TASK TO CARRY OUT:
Report all lines from the entries below in which "seaborn" appears.
* BEGIN EXTRACTED ENTRIES *
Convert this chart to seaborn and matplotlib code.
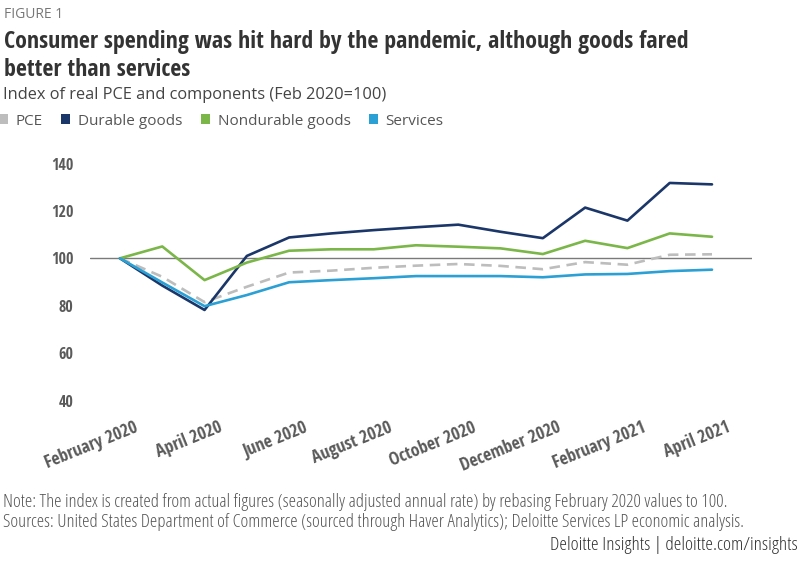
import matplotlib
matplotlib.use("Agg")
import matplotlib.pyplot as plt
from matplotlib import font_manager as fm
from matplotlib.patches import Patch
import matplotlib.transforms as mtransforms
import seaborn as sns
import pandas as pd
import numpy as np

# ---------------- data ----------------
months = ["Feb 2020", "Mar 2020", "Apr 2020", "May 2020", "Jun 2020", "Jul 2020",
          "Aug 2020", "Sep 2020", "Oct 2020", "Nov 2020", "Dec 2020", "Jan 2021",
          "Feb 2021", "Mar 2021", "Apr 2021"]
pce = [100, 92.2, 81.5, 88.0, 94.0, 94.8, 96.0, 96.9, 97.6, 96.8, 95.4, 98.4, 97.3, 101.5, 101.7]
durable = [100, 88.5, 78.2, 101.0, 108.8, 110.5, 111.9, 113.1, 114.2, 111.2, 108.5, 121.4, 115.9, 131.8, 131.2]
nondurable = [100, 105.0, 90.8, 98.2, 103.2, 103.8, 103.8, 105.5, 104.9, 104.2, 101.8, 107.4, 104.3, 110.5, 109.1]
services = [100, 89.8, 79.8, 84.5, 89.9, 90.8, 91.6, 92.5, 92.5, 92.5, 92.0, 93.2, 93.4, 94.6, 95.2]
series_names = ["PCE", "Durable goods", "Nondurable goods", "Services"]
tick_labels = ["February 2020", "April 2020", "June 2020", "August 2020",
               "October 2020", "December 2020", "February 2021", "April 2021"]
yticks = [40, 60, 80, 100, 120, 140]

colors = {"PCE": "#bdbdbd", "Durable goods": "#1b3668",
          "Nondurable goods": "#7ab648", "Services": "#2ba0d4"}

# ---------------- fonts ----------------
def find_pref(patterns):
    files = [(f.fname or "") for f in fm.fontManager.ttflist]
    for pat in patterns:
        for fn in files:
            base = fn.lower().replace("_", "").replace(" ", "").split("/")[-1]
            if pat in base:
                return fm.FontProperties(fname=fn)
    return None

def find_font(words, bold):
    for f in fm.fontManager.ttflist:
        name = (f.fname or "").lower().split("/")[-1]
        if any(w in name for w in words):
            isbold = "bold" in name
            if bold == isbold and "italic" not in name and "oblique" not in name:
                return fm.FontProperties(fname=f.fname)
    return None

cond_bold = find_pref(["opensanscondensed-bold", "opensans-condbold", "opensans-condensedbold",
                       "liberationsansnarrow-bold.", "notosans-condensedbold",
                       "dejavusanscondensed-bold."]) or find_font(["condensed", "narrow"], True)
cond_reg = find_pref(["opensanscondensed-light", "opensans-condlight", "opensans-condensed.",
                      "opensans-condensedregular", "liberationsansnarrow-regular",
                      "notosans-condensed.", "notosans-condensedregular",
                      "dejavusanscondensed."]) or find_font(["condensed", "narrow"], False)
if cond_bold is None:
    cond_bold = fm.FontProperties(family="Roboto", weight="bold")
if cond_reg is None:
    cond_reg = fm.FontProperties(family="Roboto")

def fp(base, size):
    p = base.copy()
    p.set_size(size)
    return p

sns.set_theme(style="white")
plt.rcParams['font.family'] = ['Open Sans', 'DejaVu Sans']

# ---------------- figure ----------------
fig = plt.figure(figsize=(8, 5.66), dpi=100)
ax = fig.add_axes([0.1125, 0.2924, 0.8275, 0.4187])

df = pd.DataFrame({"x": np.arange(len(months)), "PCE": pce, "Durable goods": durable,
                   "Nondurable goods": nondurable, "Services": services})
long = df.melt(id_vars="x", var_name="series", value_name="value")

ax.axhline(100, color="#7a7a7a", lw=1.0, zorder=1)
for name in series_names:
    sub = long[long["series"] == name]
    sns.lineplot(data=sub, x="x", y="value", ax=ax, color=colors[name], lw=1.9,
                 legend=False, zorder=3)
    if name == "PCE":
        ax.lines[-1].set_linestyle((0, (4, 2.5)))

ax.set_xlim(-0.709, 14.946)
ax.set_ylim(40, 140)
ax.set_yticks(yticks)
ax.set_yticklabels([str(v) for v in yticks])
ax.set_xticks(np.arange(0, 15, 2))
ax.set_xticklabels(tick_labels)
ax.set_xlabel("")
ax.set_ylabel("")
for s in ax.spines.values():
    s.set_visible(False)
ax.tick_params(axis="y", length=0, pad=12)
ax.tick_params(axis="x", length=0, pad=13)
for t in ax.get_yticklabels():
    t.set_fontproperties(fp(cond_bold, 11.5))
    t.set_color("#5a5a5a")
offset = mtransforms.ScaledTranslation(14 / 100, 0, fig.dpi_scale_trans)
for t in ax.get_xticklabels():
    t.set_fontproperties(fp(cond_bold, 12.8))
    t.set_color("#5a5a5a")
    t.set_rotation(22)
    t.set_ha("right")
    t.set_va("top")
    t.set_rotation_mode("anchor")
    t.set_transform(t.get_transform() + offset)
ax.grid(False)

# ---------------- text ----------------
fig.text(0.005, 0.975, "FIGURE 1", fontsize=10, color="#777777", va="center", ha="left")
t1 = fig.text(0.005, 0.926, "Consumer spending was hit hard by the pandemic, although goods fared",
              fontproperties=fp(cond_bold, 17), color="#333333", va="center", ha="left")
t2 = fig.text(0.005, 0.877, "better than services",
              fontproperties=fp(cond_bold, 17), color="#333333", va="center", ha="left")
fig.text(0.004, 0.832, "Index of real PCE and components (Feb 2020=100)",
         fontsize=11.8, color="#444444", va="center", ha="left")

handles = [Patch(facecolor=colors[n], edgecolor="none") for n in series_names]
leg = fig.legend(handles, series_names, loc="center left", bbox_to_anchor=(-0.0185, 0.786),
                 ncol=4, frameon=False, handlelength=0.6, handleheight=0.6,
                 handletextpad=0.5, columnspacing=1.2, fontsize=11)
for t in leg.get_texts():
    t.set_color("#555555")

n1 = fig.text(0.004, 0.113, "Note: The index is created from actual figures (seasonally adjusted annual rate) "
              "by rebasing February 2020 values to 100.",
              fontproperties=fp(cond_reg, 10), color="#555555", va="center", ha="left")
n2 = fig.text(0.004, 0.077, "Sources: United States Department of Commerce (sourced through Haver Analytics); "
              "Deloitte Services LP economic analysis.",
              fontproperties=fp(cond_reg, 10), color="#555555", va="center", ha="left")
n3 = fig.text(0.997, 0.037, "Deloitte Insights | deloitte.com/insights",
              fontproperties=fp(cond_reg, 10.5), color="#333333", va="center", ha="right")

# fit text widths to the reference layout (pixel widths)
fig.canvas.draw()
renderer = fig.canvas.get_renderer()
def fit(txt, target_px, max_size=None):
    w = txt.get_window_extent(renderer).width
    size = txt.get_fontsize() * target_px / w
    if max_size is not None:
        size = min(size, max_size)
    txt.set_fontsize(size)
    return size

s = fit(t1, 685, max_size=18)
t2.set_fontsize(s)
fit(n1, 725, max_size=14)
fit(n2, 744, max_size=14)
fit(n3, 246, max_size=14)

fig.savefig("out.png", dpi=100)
* END EXTRACTED ENTRIES *
* BEGIN EXTRACTED ENTRIES *
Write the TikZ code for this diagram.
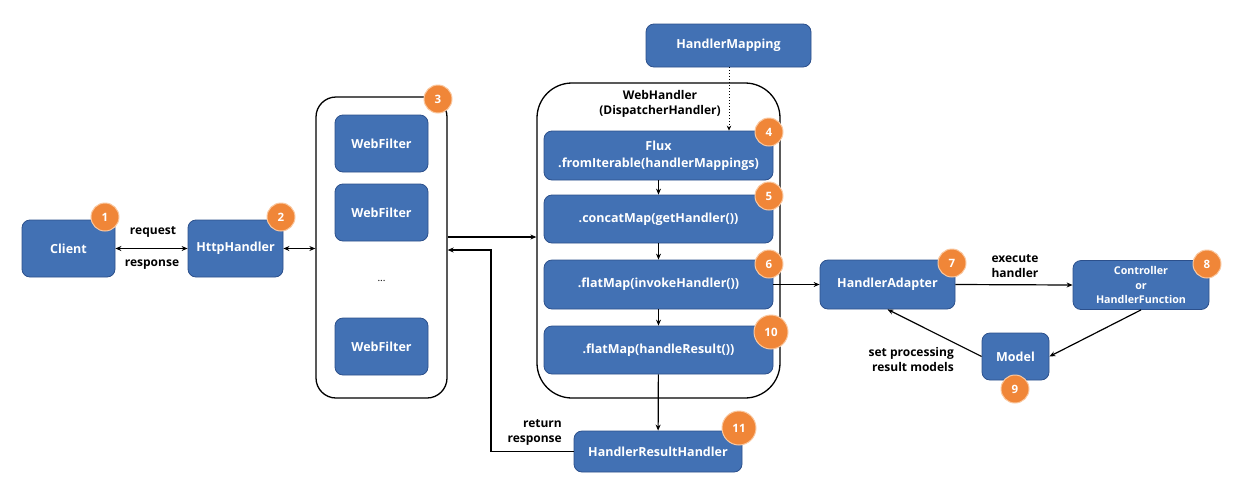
* END EXTRACTED ENTRIES *
* BEGIN EXTRACTED ENTRIES *
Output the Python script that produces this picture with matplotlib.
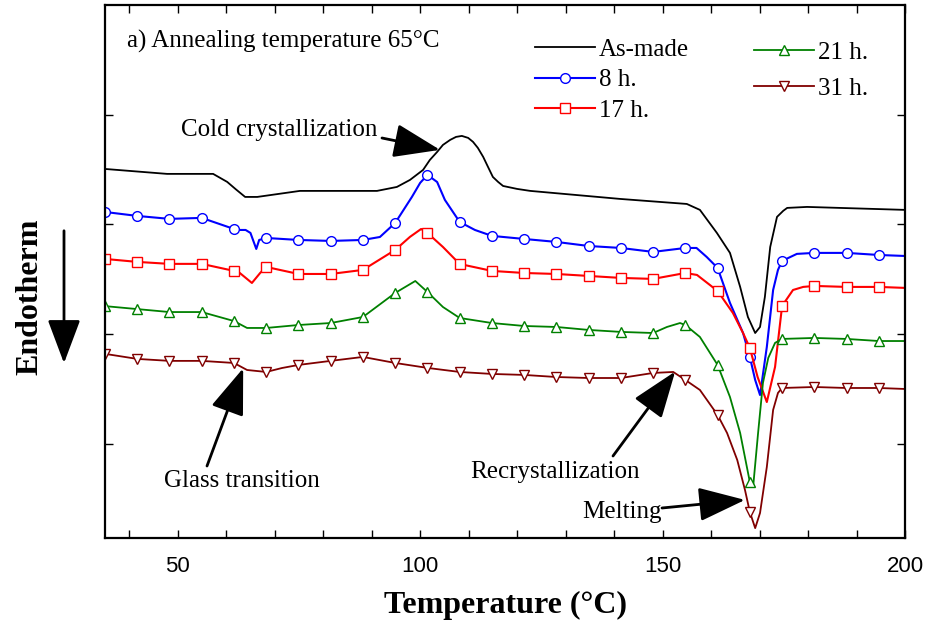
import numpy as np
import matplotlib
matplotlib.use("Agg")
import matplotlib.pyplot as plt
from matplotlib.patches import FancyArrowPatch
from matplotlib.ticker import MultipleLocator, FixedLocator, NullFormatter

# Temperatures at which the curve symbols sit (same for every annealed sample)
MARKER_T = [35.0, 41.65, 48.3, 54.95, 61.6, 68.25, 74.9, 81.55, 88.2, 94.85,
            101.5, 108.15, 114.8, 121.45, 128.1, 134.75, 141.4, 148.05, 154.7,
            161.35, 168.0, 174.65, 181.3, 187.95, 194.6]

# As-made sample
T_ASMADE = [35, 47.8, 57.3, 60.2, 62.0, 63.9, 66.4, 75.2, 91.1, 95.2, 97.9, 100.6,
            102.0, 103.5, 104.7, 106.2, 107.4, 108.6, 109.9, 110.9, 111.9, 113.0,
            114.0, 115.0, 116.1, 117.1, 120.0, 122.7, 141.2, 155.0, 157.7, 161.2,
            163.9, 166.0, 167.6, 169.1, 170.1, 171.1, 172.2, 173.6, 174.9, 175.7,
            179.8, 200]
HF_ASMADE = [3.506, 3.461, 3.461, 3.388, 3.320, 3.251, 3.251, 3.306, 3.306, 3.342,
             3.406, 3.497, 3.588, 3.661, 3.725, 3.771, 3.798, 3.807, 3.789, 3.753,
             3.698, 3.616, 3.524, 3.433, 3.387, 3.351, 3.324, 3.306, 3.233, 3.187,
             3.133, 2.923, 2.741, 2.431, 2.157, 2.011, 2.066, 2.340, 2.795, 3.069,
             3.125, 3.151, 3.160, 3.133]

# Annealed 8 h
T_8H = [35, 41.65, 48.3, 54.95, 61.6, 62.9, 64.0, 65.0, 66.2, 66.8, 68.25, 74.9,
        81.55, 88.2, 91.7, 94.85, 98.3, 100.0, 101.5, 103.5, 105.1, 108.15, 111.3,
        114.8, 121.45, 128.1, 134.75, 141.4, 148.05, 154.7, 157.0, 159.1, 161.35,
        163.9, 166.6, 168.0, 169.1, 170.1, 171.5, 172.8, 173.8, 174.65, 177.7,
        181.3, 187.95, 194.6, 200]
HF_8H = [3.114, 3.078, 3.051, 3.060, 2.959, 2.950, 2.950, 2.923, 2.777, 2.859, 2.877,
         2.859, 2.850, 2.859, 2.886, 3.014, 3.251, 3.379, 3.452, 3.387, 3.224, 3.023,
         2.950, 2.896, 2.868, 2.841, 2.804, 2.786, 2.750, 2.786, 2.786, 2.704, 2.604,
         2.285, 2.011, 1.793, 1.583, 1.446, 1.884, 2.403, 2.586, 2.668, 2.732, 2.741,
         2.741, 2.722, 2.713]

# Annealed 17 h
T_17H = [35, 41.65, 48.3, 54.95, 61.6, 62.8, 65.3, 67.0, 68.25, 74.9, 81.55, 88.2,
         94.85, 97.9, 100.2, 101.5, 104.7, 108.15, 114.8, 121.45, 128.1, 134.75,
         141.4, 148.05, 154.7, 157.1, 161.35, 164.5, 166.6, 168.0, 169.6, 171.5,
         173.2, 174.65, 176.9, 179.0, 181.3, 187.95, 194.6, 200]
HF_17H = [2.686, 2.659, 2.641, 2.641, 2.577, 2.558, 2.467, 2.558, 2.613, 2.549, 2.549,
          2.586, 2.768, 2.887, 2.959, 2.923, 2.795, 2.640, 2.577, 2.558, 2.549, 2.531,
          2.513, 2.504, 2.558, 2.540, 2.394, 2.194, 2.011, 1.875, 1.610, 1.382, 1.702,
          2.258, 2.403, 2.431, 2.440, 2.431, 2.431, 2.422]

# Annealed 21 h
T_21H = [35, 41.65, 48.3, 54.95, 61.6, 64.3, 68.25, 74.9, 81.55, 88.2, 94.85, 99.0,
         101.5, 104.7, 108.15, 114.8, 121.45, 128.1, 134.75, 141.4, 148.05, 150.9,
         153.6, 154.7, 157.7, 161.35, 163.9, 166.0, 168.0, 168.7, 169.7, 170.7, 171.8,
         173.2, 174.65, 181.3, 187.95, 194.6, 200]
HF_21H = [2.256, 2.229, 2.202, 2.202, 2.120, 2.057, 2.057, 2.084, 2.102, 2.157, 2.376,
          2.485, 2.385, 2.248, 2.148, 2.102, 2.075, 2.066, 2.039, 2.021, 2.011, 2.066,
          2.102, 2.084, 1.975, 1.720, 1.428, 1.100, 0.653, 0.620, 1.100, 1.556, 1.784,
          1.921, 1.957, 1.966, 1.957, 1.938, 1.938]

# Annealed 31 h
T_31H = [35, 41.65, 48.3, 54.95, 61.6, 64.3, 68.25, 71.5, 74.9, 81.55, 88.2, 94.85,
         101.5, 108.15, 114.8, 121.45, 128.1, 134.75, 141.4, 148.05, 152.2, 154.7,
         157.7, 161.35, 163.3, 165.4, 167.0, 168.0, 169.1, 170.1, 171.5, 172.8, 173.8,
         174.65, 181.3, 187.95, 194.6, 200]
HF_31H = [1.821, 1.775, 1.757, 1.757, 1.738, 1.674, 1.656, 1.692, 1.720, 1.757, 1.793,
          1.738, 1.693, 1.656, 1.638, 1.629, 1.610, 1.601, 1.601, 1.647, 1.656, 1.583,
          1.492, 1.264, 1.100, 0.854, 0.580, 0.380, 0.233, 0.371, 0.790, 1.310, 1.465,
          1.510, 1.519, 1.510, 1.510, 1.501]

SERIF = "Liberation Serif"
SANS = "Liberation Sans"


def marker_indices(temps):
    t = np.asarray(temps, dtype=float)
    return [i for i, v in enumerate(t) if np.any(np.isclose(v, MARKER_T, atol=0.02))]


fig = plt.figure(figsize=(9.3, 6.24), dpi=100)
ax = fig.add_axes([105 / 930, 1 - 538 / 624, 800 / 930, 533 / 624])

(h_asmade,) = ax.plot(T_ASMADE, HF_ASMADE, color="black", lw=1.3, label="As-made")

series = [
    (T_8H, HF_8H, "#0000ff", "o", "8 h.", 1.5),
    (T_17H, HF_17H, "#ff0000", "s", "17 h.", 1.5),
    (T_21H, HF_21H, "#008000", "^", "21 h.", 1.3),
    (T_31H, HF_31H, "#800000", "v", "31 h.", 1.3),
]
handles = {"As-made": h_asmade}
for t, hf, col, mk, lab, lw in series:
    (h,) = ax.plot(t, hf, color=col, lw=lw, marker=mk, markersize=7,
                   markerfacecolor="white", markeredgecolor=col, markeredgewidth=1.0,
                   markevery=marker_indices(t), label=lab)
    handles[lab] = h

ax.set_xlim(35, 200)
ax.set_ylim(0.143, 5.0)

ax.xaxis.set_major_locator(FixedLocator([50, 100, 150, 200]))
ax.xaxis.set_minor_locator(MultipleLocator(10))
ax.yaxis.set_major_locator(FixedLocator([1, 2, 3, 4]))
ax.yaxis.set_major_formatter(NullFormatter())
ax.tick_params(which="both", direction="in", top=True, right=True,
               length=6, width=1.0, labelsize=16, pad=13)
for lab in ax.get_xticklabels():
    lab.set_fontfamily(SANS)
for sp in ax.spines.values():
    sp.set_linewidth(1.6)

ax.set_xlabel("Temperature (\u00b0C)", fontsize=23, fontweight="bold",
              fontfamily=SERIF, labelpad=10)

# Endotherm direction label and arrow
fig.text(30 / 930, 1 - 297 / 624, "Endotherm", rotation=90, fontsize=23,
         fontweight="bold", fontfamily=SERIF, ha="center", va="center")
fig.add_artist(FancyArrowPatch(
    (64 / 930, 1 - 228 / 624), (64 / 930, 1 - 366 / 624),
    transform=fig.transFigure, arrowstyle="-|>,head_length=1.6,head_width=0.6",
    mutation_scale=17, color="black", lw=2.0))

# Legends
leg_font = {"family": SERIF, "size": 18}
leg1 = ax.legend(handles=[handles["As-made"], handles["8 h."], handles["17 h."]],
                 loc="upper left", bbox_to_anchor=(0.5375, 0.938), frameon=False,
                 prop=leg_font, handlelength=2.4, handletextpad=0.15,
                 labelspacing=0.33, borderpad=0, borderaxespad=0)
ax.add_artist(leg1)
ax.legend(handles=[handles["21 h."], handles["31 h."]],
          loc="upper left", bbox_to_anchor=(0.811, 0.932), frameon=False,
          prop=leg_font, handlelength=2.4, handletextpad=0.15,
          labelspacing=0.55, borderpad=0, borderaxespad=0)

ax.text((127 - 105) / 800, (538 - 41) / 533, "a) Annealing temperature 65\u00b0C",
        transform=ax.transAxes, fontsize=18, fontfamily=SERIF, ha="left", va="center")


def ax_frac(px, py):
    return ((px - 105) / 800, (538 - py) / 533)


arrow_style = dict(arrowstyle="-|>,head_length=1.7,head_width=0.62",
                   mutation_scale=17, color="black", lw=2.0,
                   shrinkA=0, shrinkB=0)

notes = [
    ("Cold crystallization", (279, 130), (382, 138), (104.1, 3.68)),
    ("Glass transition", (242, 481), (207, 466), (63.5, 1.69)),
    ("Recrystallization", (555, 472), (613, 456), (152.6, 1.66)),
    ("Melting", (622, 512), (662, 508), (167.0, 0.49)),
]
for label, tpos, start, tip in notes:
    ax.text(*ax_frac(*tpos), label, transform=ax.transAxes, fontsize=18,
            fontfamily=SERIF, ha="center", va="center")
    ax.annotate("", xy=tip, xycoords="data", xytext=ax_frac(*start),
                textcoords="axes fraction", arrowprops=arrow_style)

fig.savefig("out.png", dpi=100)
* END EXTRACTED ENTRIES *
TASK RESULT:
Convert this chart to seaborn and matplotlib code.
import seaborn as sns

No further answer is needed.